I was intrigued by how they survived at first and how they sacrificed to help each other, sometimes to their detriment. The mother's manipulation and her guilt inducing behavior is not uncommon in families. It was intense at times and the way the author showed the negative impact on the daughters was powerful. The story really picked up for me and grabbed my heart when Serena met Sandu. Their story was beautiful and heartbreaking. I loved the occasional flashbacks where Serena remembered things from the past (before she went to live in California) that made up who she was. I found Serena to be a strong and wise girl in then end even though she started out fearful and insecure as a young teenager. Her struggles to fit in and make friends in a country where she didn't read and write English was well done. I loved the illustration of her life and how it matched the strangler-fig tree. Her older sister gave her perspective when she needed it most and her Oma provided her with the encouragement she needed to mature over time. Everyone needs an Oma in their lives who makes sense of the world and loves you regardless.

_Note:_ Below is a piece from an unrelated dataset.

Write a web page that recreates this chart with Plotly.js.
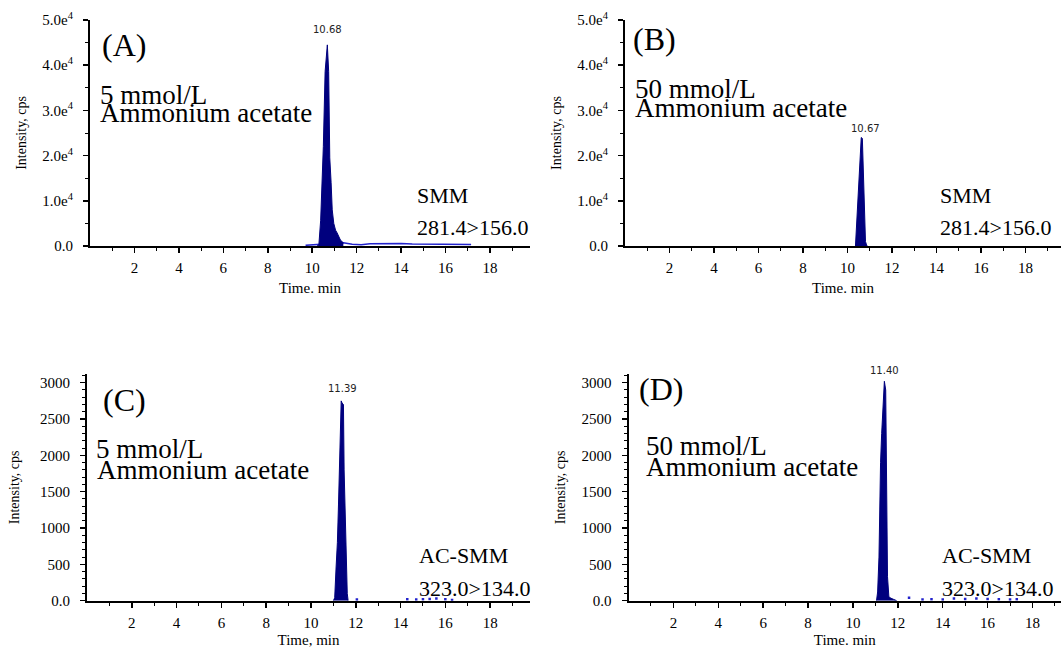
<!DOCTYPE html>
<html>
<head>
<meta charset="utf-8">
<script src="https://cdn.plot.ly/plotly-3.0.1.min.js"></script>
<style>html,body{margin:0;padding:0;background:#fff;}#chart{width:1061px;height:648px;}</style>
</head>
<body>
<div id="chart"></div>
<script>
// ---------- data ----------
// Panel A: SMM 281.4>156.0, 5 mmol/L ammonium acetate
const timeA = [10.22, 10.30, 10.38, 10.44, 10.50, 10.58, 10.63, 10.68, 10.74, 10.79, 10.85, 10.90, 10.97, 11.05, 11.12, 11.27, 11.40];
const intA  = [0, 300, 5700, 13900, 22000, 38600, 41000, 44500, 38600, 19500, 14000, 8000, 5000, 3500, 2900, 1300, 700];
const timeAnoise = [9.70, 9.90, 10.10, 10.22, 11.40, 11.80, 12.20, 12.60, 13.00, 13.50, 14.00, 14.50, 15.00, 15.50, 16.00, 16.50, 17.15];
const intAnoise  = [150, 200, 250, 300, 700, 400, 300, 500, 550, 500, 550, 450, 400, 400, 400, 400, 350];
// Panel B: SMM 281.4>156.0, 50 mmol/L ammonium acetate
const timeB = [10.36, 10.40, 10.45, 10.50, 10.56, 10.62, 10.67, 10.72, 10.76, 10.81, 10.86, 10.89];
const intB  = [0, 3800, 10200, 14700, 20000, 24000, 23800, 15600, 5000, 1000, 200, 0];
// Panel C: AC-SMM 323.0>134.0, 5 mmol/L ammonium acetate
const timeC = [11.00, 11.06, 11.12, 11.18, 11.23, 11.29, 11.35, 11.39, 11.45, 11.48, 11.52, 11.57, 11.62, 11.66];
const intC  = [0, 40, 450, 800, 1330, 2030, 2750, 2720, 2700, 1800, 1210, 500, 100, 0];
const timeCnoise = [12.05, 14.30, 14.70, 15.00, 15.30, 15.60, 16.00, 16.30];
const intCnoise  = [15, 20, 15, 20, 25, 30, 20, 10];
// Panel D: AC-SMM 323.0>134.0, 50 mmol/L ammonium acetate
const timeD = [11.05, 11.10, 11.16, 11.19, 11.23, 11.28, 11.34, 11.40, 11.46, 11.49, 11.54, 11.60, 11.65, 11.80, 11.95];
const intD  = [0, 120, 600, 1470, 1900, 2300, 2800, 3020, 2900, 1360, 330, 60, 40, 20, 0];
const timeDnoise = [12.50, 13.10, 13.50, 14.00, 14.50, 15.00, 15.50, 16.00, 16.50, 17.00, 17.30];
const intDnoise  = [40, 15, 20, 15, 30, 25, 30, 25, 20, 15, 20];

// tick labels
const xTickVals = [2, 4, 6, 8, 10, 12, 14, 16, 18];
const xMinorVals = [1, 3, 5, 7, 9, 11, 13, 15, 17, 19];
const yTickValsAB = [0, 10000, 20000, 30000, 40000, 50000];
const yTickTextAB = ['0.0', '1.0e<sup>4</sup>', '2.0e<sup>4</sup>', '3.0e<sup>4</sup>', '4.0e<sup>4</sup>', '5.0e<sup>4</sup>'];
const yMinorAB = [5000, 15000, 25000, 35000, 45000];
const yTickValsCD = [0, 500, 1000, 1500, 2000, 2500, 3000];
const yTickTextCD = ['0.0', '500', '1000', '1500', '2000', '2500', '3000'];
const yMinorCD = [];
for (let v = 100; v <= 3100; v += 100) { if (v % 500 !== 0) yMinorCD.push(v); }

const panelLetters = ['(A)', '(B)', '(C)', '(D)'];
const concLine1 = ['5 mmol/L', '50 mmol/L', '5 mmol/L', '50 mmol/L'];
const concLine2 = 'Ammonium acetate';
const analyte = ['SMM', 'SMM', 'AC-SMM', 'AC-SMM'];
const transition = ['281.4>156.0', '281.4>156.0', '323.0>134.0', '323.0>134.0'];
const peakLabels = ['10.68', '10.67', '11.39', '11.40'];
const xTitles = ['Time. min', 'Time. min', 'Time, min', 'Time. min'];
const yTitle = 'Intensity, cps';

// ---------- layout helpers ----------
const W = 1061, H = 648;
const px = (x) => x / W;
const py = (y) => 1 - y / H;
const SERIF = 'Liberation Serif';
const PEAK = '#00007e';
const NOISE = '#2222cc';

function xAxis(d0, d1, range, anchor, title, tstand) {
  return {
    domain: [px(d0), px(d1)], range: range, anchor: anchor,
    showline: true, linecolor: 'black', linewidth: 2, mirror: false,
    showgrid: false, zeroline: false,
    tickmode: 'array', tickvals: xTickVals,
    ticks: 'outside', ticklen: 5, tickwidth: 1.5, tickcolor: 'black',
    minor: { tickmode: 'array', tickvals: xMinorVals, ticks: 'outside', ticklen: 3, tickwidth: 1, tickcolor: 'black', showgrid: false },
    tickfont: { family: SERIF, size: 15, color: 'black' },
    ticklabelstandoff: 2,
    title: { text: title, font: { family: SERIF, size: 15, color: 'black' }, standoff: tstand }
  };
}
function yAxis(d0, d1, range, anchor, tv, tt, minor, tstand) {
  return {
    domain: [py(d1), py(d0)], range: range, anchor: anchor,
    showline: true, linecolor: 'black', linewidth: 2,
    showgrid: false, zeroline: false,
    tickmode: 'array', tickvals: tv, ticktext: tt,
    ticks: 'outside', ticklen: 5, tickwidth: 1.5, tickcolor: 'black',
    minor: { tickmode: 'array', tickvals: minor, ticks: 'outside', ticklen: 3, tickwidth: 1, tickcolor: 'black', showgrid: false },
    tickfont: { family: SERIF, size: 15, color: 'black' },
    ticklabelstandoff: 7,
    title: { text: yTitle, font: { family: SERIF, size: 14, color: 'black' }, standoff: tstand }
  };
}

function peakTrace(x, y, xa, ya) {
  return { x: x, y: y, xaxis: xa, yaxis: ya, type: 'scatter', mode: 'lines', fill: 'tozeroy',
           fillcolor: PEAK, line: { color: PEAK, width: 1 }, hoverinfo: 'x+y' };
}
function noiseTrace(x, y, xa, ya, mode) {
  return { x: x, y: y, xaxis: xa, yaxis: ya, type: 'scatter', mode: mode,
           line: { color: NOISE, width: 1.5 }, marker: { color: NOISE, size: 2.5, symbol: 'square' }, hoverinfo: 'x+y' };
}

const data = [
  noiseTrace(timeAnoise, intAnoise, 'x', 'y', 'lines'),
  peakTrace(timeA, intA, 'x', 'y'),
  peakTrace(timeB, intB, 'x2', 'y2'),
  noiseTrace(timeCnoise, intCnoise, 'x3', 'y3', 'markers'),
  peakTrace(timeC, intC, 'x3', 'y3'),
  noiseTrace(timeDnoise, intDnoise, 'x4', 'y4', 'markers'),
  peakTrace(timeD, intD, 'x4', 'y4')
];

// annotation positions (pixels)
const pos = [
  { letter: [100, 45], l1: [98, 95], l2: [98, 113], an: [415, 195], tr: [415, 227], pk: [327, 30] },
  { letter: [631, 39], l1: [633, 89], l2: [633, 108], an: [938, 195], tr: [938, 227], pk: [865, 128] },
  { letter: [101, 400], l1: [94, 449], l2: [95, 470], an: [417, 555], tr: [417, 588], pk: [342, 388] },
  { letter: [637, 389], l1: [644, 446], l2: [644, 467], an: [940, 555], tr: [940, 588], pk: [884, 370] }
];
const annotations = [];
function ann(text, xy, size, xanchor, font) {
  annotations.push({ text: text, xref: 'paper', yref: 'paper', x: px(xy[0]), y: py(xy[1]),
    xanchor: xanchor, yanchor: 'middle', showarrow: false,
    font: { family: font || SERIF, size: size, color: 'black' } });
}
for (let i = 0; i < 4; i++) {
  const p = pos[i];
  ann(panelLetters[i], p.letter, 32, 'left');
  ann(concLine1[i], p.l1, 27, 'left');
  ann(concLine2, p.l2, 27, 'left');
  ann(analyte[i], p.an, 22, 'left');
  ann(transition[i], p.tr, 22, 'left');
  annotations.push({ text: peakLabels[i], xref: 'paper', yref: 'paper', x: px(p.pk[0]), y: py(p.pk[1]),
    xanchor: 'center', yanchor: 'middle', showarrow: false,
    font: { family: 'DejaVu Sans', size: 10, color: '#222' } });
}

const layout = {
  width: W, height: H,
  margin: { l: 0, r: 0, t: 0, b: 0 },
  paper_bgcolor: 'white', plot_bgcolor: 'white',
  showlegend: false,
  xaxis:  xAxis(90, 530, [0, 19.8], 'y', xTitles[0], 7),
  yaxis:  yAxis(20, 246, [0, 50000], 'x', yTickValsAB, yTickTextAB, yMinorAB, 12),
  xaxis2: xAxis(625, 1061, [0, 19.6], 'y2', xTitles[1], 7),
  yaxis2: yAxis(20, 246, [0, 50000], 'x2', yTickValsAB, yTickTextAB, yMinorAB, 12),
  xaxis3: xAxis(87, 530, [0, 19.78], 'y3', xTitles[2], 11),
  yaxis3: yAxis(374, 600.7, [0, 3120], 'x3', yTickValsCD, yTickTextCD, yMinorCD, 17),
  xaxis4: xAxis(628.5, 1061, [0, 19.27], 'y4', xTitles[3], 11),
  yaxis4: yAxis(374, 600.7, [0, 3120], 'x4', yTickValsCD, yTickTextCD, yMinorCD, 13),
  annotations: annotations
};

Plotly.newPlot('chart', data, layout, { displayModeBar: false, staticPlot: true });
</script>
</body>
</html>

I found the ending bittersweet and yet empowering. Serena did find her place in the world and it was rewarding to see her grow once she decided to make something of her life. She did the right thing in many situations despite the obstacles she came up against. I disagreed with how she dealt with several things early on, but the author did a wonderful job of showing her intense pain and fear. She was only fifteen and felt desperate and she grieved with Sandu because it was not something that could be easily healed or taken back. I don't agree with the religious beliefs of the people in the book - like the souls and spirits reentering people and reincarnating, etc., but I still found this novel intriguing. I loved reading about their culture and how they saw the world.
Bottom line... I really enjoyed this novel and would recommend it to people who aren't squeamish about reading stories that involve superstitious beliefs -- knowing that is not a Christian book. Some stuff was sadly funny like the get rich quick schemes that existed back in the 1970s. I remember some of them and since I grew up in the 70s and 80s I found some of the descriptions nostalgia-inducing. There are a lot of things that can be learned from this story, and for that reason I enjoyed it. This novel made me think about life, and I cared about the characters. That always makes for a powerful read, in my opinion. Your emotions will get involved while reading this story. The book was very well written, too, and makes you think about all of the things in your life and in the past that make up who you are today.
The house of Six Doors was published by Publishing by the Seas and was released in February 2011. The book was provided to me for review by Booksparks PR. The opinion expressed above is entirely my own. I was not compensated in any way for my review.